On July 9, 1928, Harry met 20 year old Josephine Noyes Rotch, whom he would call the "Youngest Princess of the Sun" and the "Fire Princess." She was descended from a family that first settled in Provincetown on Cape Cod in 1690. Josephine would inspire Crosby's next collection of poems called Transit of Venus. Though she was several years his junior, Harry fell in love with Josephine. In a letter to his mother, dated July 24, 1928, Crosby wrote:

I am having an affair with a girl I met (not introduced) at the Lido. She is twenty and has charm and is called Josephine. I like girls when they are very young before they have any minds.

Josephine and Harry had an ongoing affair until she married, when it temporarily ended. However, Josephine rekindled their affair, and in the late fall of 1929, Harry and Josephine met and traveled to Detroit where they checked into an expensive, US$12 (about $162 today) a day hotel as husband and wife. For four days they took meals in their room, smoked opium, and had sex.

On December 7, 1929, the lovers returned to New York where once again they attempted to end the affair, and Josephine agreed that she would return to Boston and her husband. But two days later she had delivered a 36-line poem to Crosby who was staying with Caresse at the Savoy-Plaza Hotel. The last line of the poem read:

Death is our marriage.

On December 9, Harry Crosby wrote in his journal for the last time:

One is not in love unless one desires to die with one's beloved. There is only one happiness it is to love and to be loved.
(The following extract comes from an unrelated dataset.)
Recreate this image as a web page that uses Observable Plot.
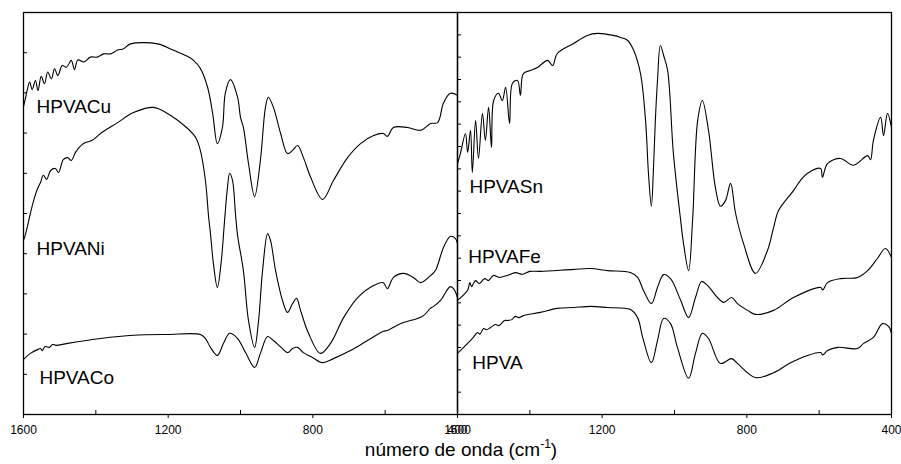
<!DOCTYPE html>
<html><head><meta charset="utf-8">
<script src="https://cdn.jsdelivr.net/npm/d3@7"></script>
<script src="https://cdn.jsdelivr.net/npm/@observablehq/plot@0.6"></script>
<style>
body{margin:0;background:#fff;}
#chart{position:relative;width:901px;height:464px;font-family:"Liberation Sans",Arial,sans-serif;color:#000;}
#left{position:absolute;left:0;top:0;}
#right{position:absolute;left:457px;top:0;}
#xlabel{position:absolute;left:0;width:922px;top:440px;text-align:center;font-size:19px;line-height:19px;}
#xlabel sup{font-size:12px;vertical-align:8px;line-height:0;}
</style></head>
<body><div id="chart"><div id="left"></div><div id="right"></div><div id="xlabel">número de onda (cm<sup>-1</sup>)</div></div>
<script>
// wavenumber (cm-1), transmittance (arbitrary units, 0-100)
const HPVACu = [[1600,76.6],[1594,78.9],[1590,80.6],[1583,82.7],[1576,80.8],[1567,83.1],[1560,80.6],[1551,84.1],[1542,82.3],[1533,85.2],[1523,83.5],[1514,86.0],[1505,84.3],[1493,86.8],[1481,86.4],[1468,88.1],[1459,85.8],[1450,88.2],[1433,87.7],[1415,88.9],[1396,88.9],[1378,89.7],[1359,89.7],[1341,90.6],[1323,91.0],[1304,92.2],[1229,92.2],[1185,90.6],[1147,89.1],[1130,88.1],[1111,86.1],[1091,81.4],[1077,74.9],[1064,67.4],[1050,71.4],[1042,79.9],[1028,83.3],[1008,78.9],[1000,73.9],[992,71.4],[978,62.5],[961,54.2],[945,63.2],[931,76.4],[923,78.9],[909,76.4],[889,69.9],[870,64.9],[856,65.7],[842,66.9],[826,63.9],[806,59.0],[773,53.5],[743,58.2],[704,63.9],[668,67.4],[632,69.4],[605,69.9],[594,69.2],[577,71.4],[538,71.4],[502,70.7],[474,72.4],[455,72.6],[439,77.4],[420,79.9],[400,79.4]];
const HPVANi = [[1600,43.3],[1594,45.0],[1581,50.0],[1572,53.2],[1561,56.2],[1553,57.7],[1545,59.5],[1536,58.5],[1525,60.7],[1512,61.2],[1503,60.2],[1490,63.4],[1478,63.9],[1468,63.2],[1455,65.4],[1434,67.4],[1410,68.2],[1387,69.9],[1340,72.6],[1296,75.1],[1241,76.4],[1202,74.9],[1147,71.2],[1124,68.9],[1111,65.7],[1097,58.2],[1088,49.0],[1083,45.0],[1075,37.6],[1064,31.6],[1053,38.3],[1044,48.3],[1036,56.5],[1030,60.0],[1022,58.2],[1014,50.0],[1008,44.5],[992,35.8],[978,23.4],[961,16.7],[950,23.4],[939,35.8],[925,45.0],[917,43.3],[903,35.8],[884,28.4],[870,25.4],[856,27.6],[845,28.9],[834,25.9],[812,20.2],[779,15.2],[751,17.7],[715,24.1],[676,29.1],[632,32.1],[605,32.8],[594,31.3],[577,34.1],[549,35.1],[522,34.1],[502,32.8],[474,34.6],[461,35.8],[439,41.5],[420,44.3],[406,43.8],[400,42.5]];
const HPVACo = [[1600,13.7],[1581,15.2],[1560,16.2],[1553,16.4],[1548,15.9],[1540,16.9],[1528,16.7],[1520,17.4],[1510,17.2],[1478,17.7],[1387,18.9],[1296,19.7],[1202,19.9],[1111,19.9],[1097,18.9],[1083,16.7],[1064,14.7],[1047,17.7],[1030,20.2],[1008,18.9],[986,15.4],[961,11.7],[945,15.2],[925,19.4],[909,18.4],[884,16.4],[870,15.4],[856,16.4],[842,16.7],[826,15.4],[801,14.2],[773,12.9],[743,13.9],[696,15.9],[649,18.4],[605,20.7],[594,20.9],[558,22.6],[511,23.9],[494,24.6],[475,26.4],[466,26.9],[447,28.4],[420,31.8],[411,31.3],[400,29.1]];
const HPVASn = [[1600,62.4],[1592,64.9],[1578,69.9],[1572,65.2],[1564,70.7],[1559,60.2],[1550,73.1],[1542,63.7],[1531,74.9],[1523,68.2],[1514,76.4],[1506,66.4],[1500,78.1],[1487,79.9],[1476,78.1],[1467,81.4],[1456,72.4],[1448,82.4],[1434,83.1],[1426,79.4],[1418,84.8],[1398,85.6],[1379,86.3],[1351,88.1],[1337,86.8],[1324,89.8],[1279,92.3],[1241,94.3],[1213,94.8],[1169,94.3],[1149,93.8],[1130,93.1],[1113,90.6],[1094,84.8],[1080,73.1],[1072,60.0],[1064,51.8],[1058,61.5],[1053,73.1],[1047,83.1],[1039,91.8],[1030,89.3],[1019,85.6],[1003,64.9],[983,48.3],[975,42.5],[961,35.8],[950,48.3],[936,73.1],[923,78.1],[906,70.7],[887,56.5],[873,51.8],[859,53.2],[845,57.5],[831,50.0],[809,42.5],[776,35.1],[743,40.8],[726,46.5],[712,50.8],[671,55.7],[652,58.2],[632,60.0],[596,61.2],[591,59.0],[577,62.4],[541,63.7],[505,62.0],[466,64.4],[458,63.4],[450,68.2],[430,73.9],[422,69.4],[411,74.9],[400,71.4]];
const HPVAFe = [[1600,28.4],[1572,30.9],[1566,32.8],[1561,31.8],[1556,32.6],[1550,33.3],[1540,32.6],[1525,33.8],[1515,33.3],[1509,33.8],[1500,34.6],[1485,34.1],[1462,34.6],[1440,35.3],[1420,34.9],[1400,35.6],[1371,35.6],[1279,36.1],[1232,36.3],[1185,35.8],[1122,35.3],[1102,34.1],[1086,30.9],[1064,27.6],[1047,31.6],[1030,34.8],[1011,33.8],[983,28.4],[961,24.1],[942,29.1],[925,33.1],[909,32.1],[881,29.1],[864,27.9],[842,29.1],[826,27.6],[798,25.9],[776,24.9],[726,25.9],[671,29.1],[596,31.6],[590,31.0],[577,32.8],[541,33.8],[494,34.1],[466,35.8],[439,38.8],[417,41.3],[400,39.1]];
const HPVA = [[1600,15.2],[1572,17.7],[1556,19.2],[1545,20.4],[1538,20.0],[1528,21.4],[1520,21.1],[1509,21.6],[1495,22.4],[1485,22.1],[1470,23.4],[1462,23.4],[1450,23.6],[1440,24.4],[1430,24.1],[1418,24.6],[1371,25.4],[1324,26.4],[1279,26.6],[1232,26.9],[1185,26.6],[1122,26.1],[1102,24.1],[1088,19.2],[1064,12.9],[1047,18.4],[1030,23.9],[1011,22.6],[992,16.7],[961,9.0],[942,15.2],[923,20.2],[906,18.9],[873,12.7],[842,13.9],[826,12.7],[776,9.2],[726,10.4],[679,12.9],[632,14.7],[596,15.4],[590,14.8],[577,15.9],[549,16.7],[494,16.4],[477,17.7],[450,19.2],[425,22.6],[408,21.9],[400,20.2]];

// series labels: name, wavenumber, transmittance of label baseline
const leftLabels = [{name:"HPVACu",x:1564,y:74.9},{name:"HPVANi",x:1564,y:39.6},{name:"HPVACo",x:1556,y:7.7}];
const rightLabels = [{name:"HPVASn",x:1567,y:55.0},{name:"HPVAFe",x:1570,y:37.6},{name:"HPVA",x:1559,y:11.4}];

const majorX = [1600, 1200, 800, 400];
const minorX = [1400, 1000, 600];
const leftYTicks = d3.range(1, 10).map(i => i * 10);
const rightYTicks = d3.range(1, 18).map(i => i * 100 / 18);

function panel(series, labels, yTicks, width, ml, mr) {
  const data = series.flatMap(([name, vals]) => vals.map(([w, t]) => ({name, w, t})));
  return Plot.plot({
    width, height: 440, marginLeft: ml, marginRight: mr, marginTop: 12, marginBottom: 26,
    style: {overflow: "visible", background: "transparent", fontFamily: "'Liberation Sans', Arial, sans-serif", color: "#000"},
    x: {domain: [1600, 400], label: null},
    y: {domain: [0, 100], axis: null},
    marks: [
      Plot.line(data, {x: "w", y: "t", z: "name", stroke: "#000", strokeWidth: 1.1, curve: "catmull-rom"}),
      Plot.ruleY(yTicks, {y: d => d, x1: 1600, x2: 1589, stroke: "#000", strokeWidth: 1}),
      Plot.ruleX(minorX, {x: d => d, y1: 0, y2: 1, stroke: "#000", strokeWidth: 1}),
      Plot.axisX({ticks: majorX, tickSize: 4, tickPadding: 7, tickFormat: d => String(d), fontSize: 12, label: null}),
      Plot.text(labels, {x: "x", y: "y", text: "name", textAnchor: "start", lineAnchor: "bottom", fontSize: 19, fill: "#000"}),
      Plot.frame({stroke: "#000", strokeWidth: 1.3})
    ]
  });
}

document.getElementById("left").append(panel([["HPVACu", HPVACu], ["HPVANi", HPVANi], ["HPVACo", HPVACo]], leftLabels, leftYTicks, 457, 23, 0));
document.getElementById("right").append(panel([["HPVASn", HPVASn], ["HPVAFe", HPVAFe], ["HPVA", HPVA]], rightLabels, rightYTicks, 444, 0, 10));
</script>
</body></html>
Harry was found at 10pm that night in bed at Stanley Mortimer's studio in the Hotel des Artistes. He had a .25 caliber bullet hole in his right temple next to Josephine, who had a matching hole in her left temple. They were in an affectionate embrace. Both were dressed but had bare feet. Harry sported red-painted toenails and tattoos on the bottom of his feet. The Coroner said the Josephine had died at least two hours before Harry. There was no suicide note, and newspapers ran sensational articles for days about the murder or suicide pact—they could not decide which.